The study of mentoring spans a wide range of disciplines including psychology, organizational behavior, education, and social work, among others. However, until recently there has been little interdisciplinary dialogue among mentoring scholars. In this Special Issue we attempt to lay the groundwork for interdisciplinary research on mentoring by examining this phenomenon through the lens of youth mentoring, academic mentoring, and workplace mentoring. In this introduction we outline the aims of this Special Issue, provide a common definition of mentoring to guide the reader through the articles that follow, summarize the knowledge gained from the included articles, and offer insight into what we believe are important next steps for developing a multidisciplinary perspective on mentoring.
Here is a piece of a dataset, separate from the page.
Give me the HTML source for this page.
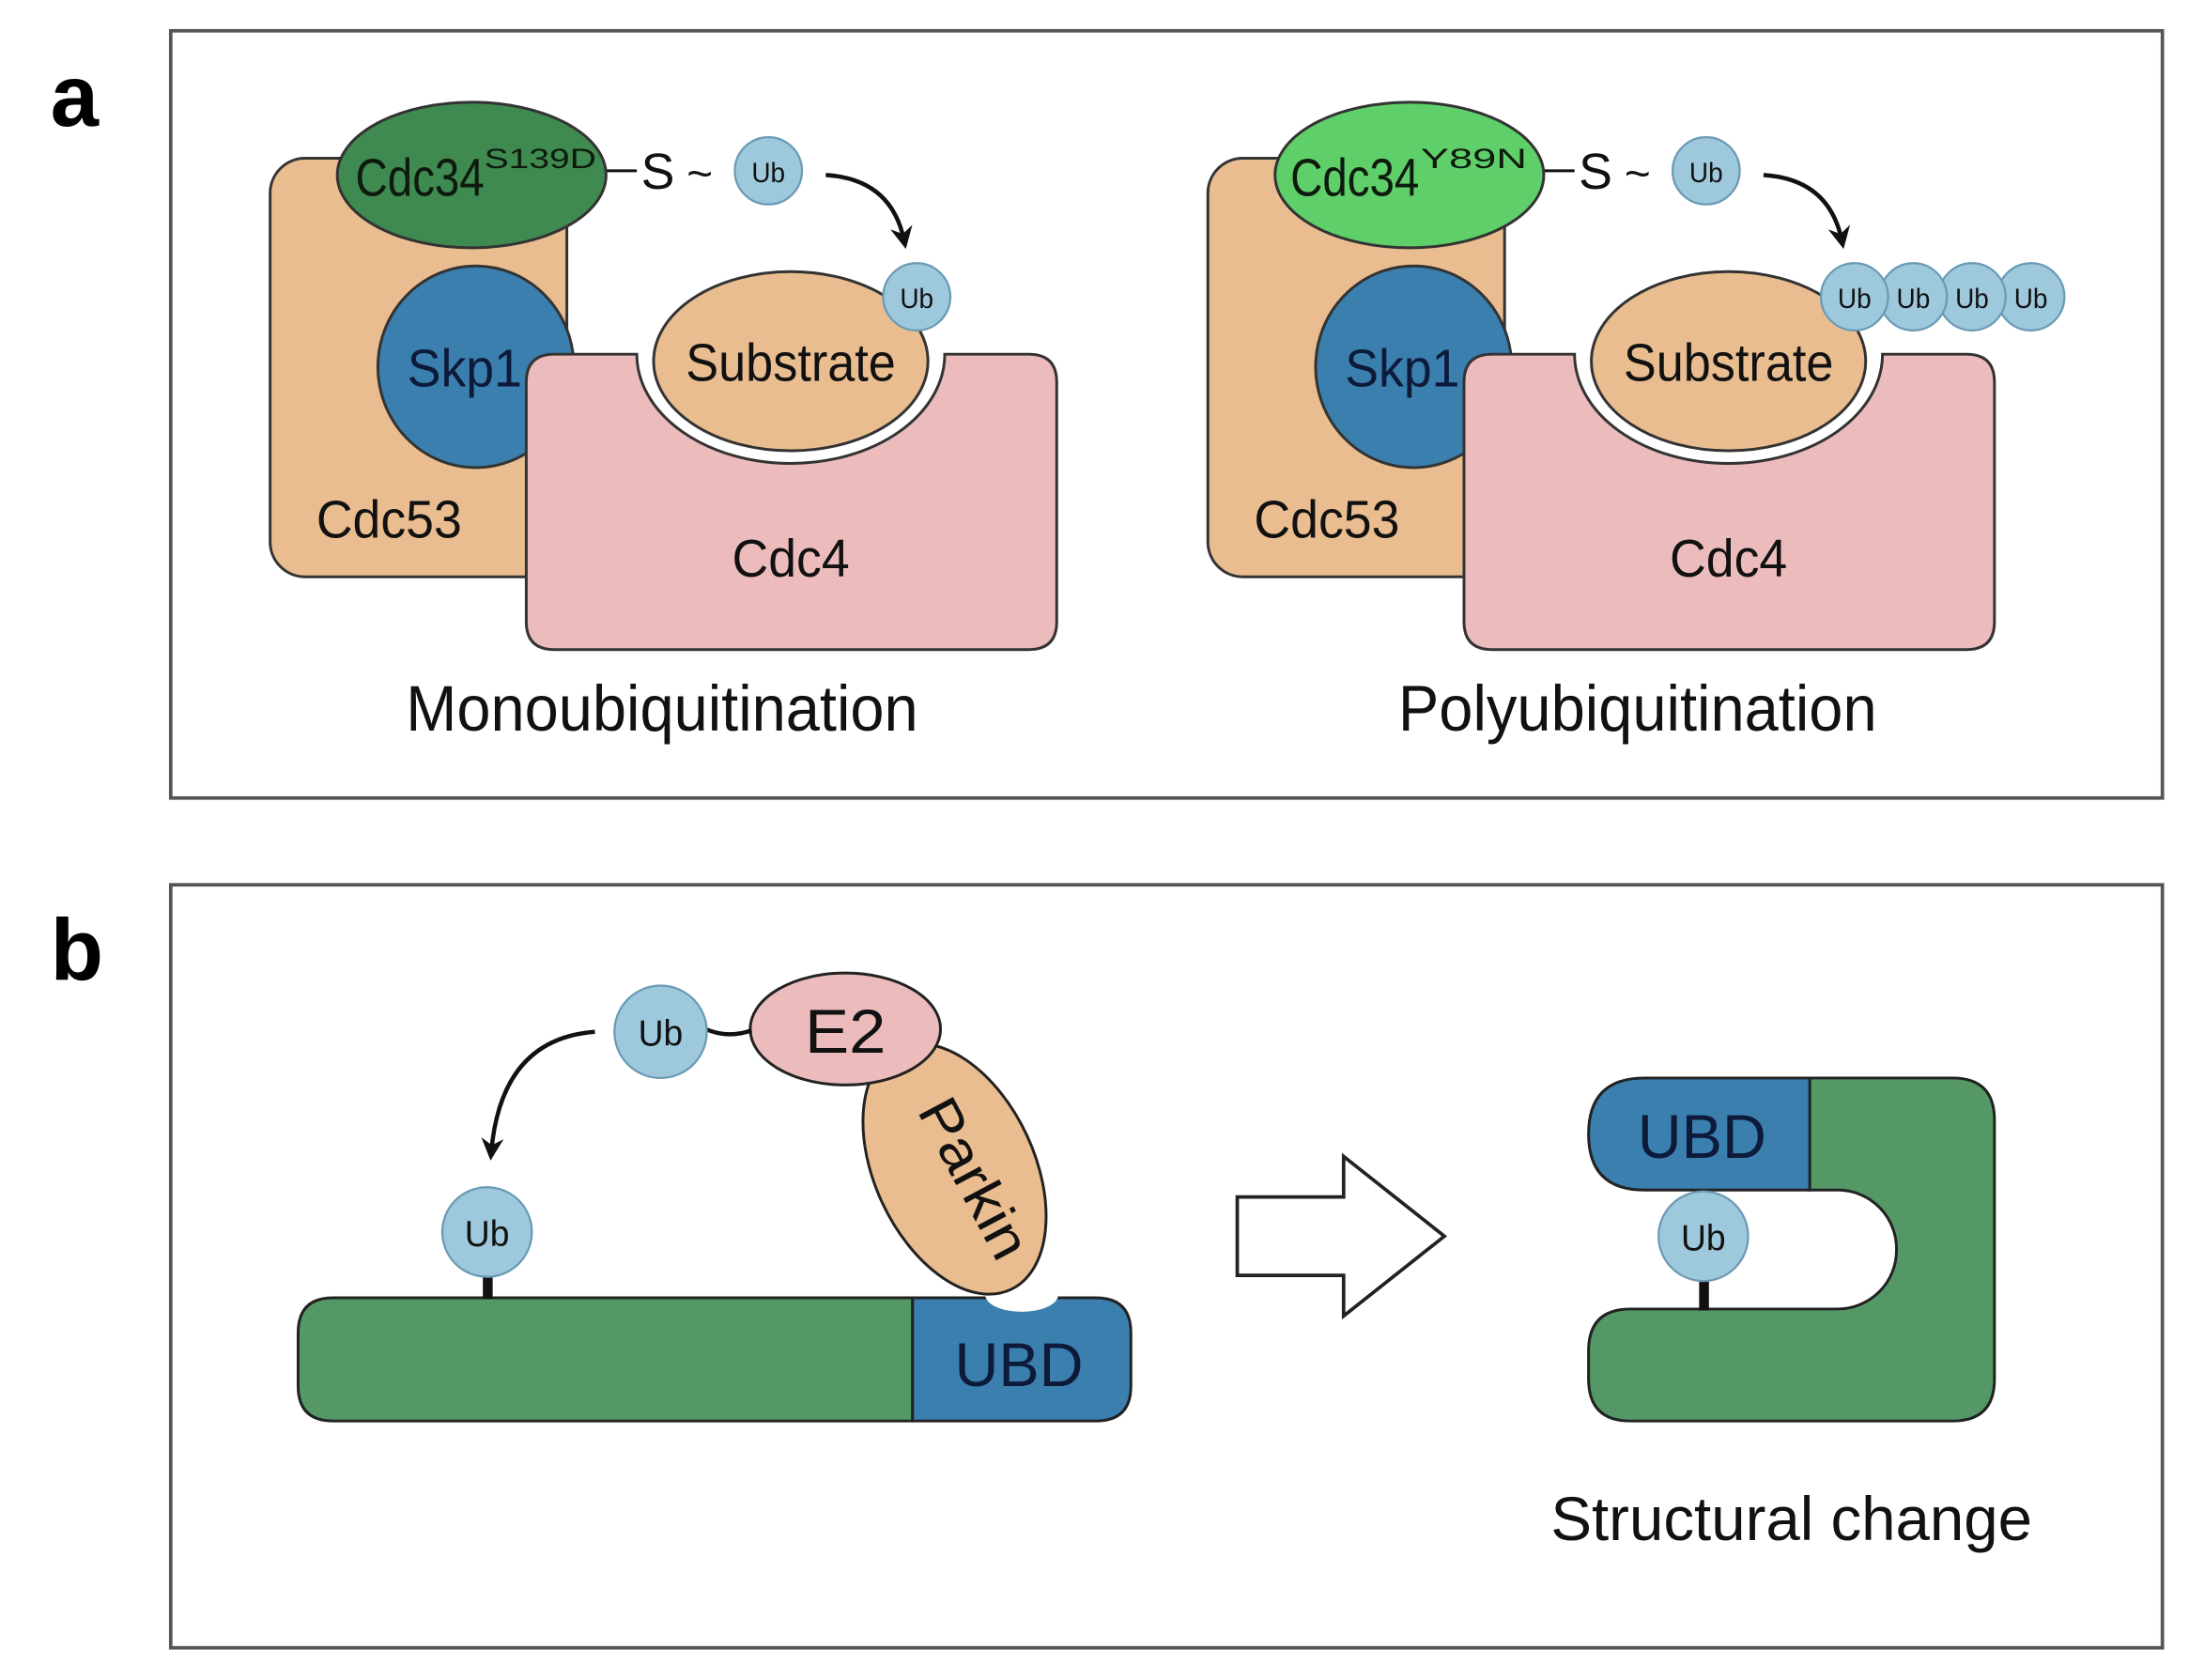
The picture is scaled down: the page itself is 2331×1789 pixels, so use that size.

Mentoring relationships are ubiquitous; they exist between youth and unrelated adults, peers, students and faculty, and organizational members. These relationships take many forms. Some mentoring relationships develop spontaneously between two individuals whereas others originate in formal mentoring programs in community settings, on college campuses, or within organizations (Allen & Eby, 2007b). Mentoring research and practice has developed through the work of a multidisciplinary community of scholars, each focusing on a specific population or mentoring target. Researchers with disciplinary backgrounds in community and/or developmental psychology, sociology, and social work tend to study youth mentoring relationships. Researchers with disciplinary roots in education and counseling psychology investigate mentoring relationships within academic settings. Organizational psychologists and management researchers tend to focus on workplace mentoring. Thus, within the mentoring literature, the population of focus (e.g., youth, college student, employee) is intertwined with disciplinary perspective. This is shown in Table 1, which also illustrates that there is little disciplinary overlap in the study of different target populations. Mentoring research has developed firm foundations within disciplines and target populations. The aim of the Special Issue is to facilitate a shift from a multidisciplinary approach, where two or more disciplines examine the same problem but with limited integration, to an interdisciplinary perspective characterized by assimilation and borrowing of ideas, concepts, and methods across disciplines.
The aim of this Special Issue is to introduce readers to original empirical research on various mentoring targets, including mentoring that occurs in community settings, academic settings, and organizational settings. The articles contained in this issue focus on mentoring across the lifespan—ranging from youth mentoring (Rhodes, Lowe, Litchfield, & Walsh-Samp), to the mentoring of young adults in college settings (Smith-Jentsch, Scielzo, Singelton, & Rosopa), to mentoring relationships between individuals after they enter the workforce (Gentry, Weber, & Sadri; Parise & Forret). In addition, three articles in the Special Issue examine mentoring in multiple contexts and/or during more than one developmental period (Eby, Allen, Evans, Ng, & DuBois; Higgins, Dobrow, & Chandler; Liang, Spencer, Brogan, & Corral). Taken as a whole these articles offer new ideas regarding theories and methods that can be applied to the study of mentoring relationships across disciplinary boundaries.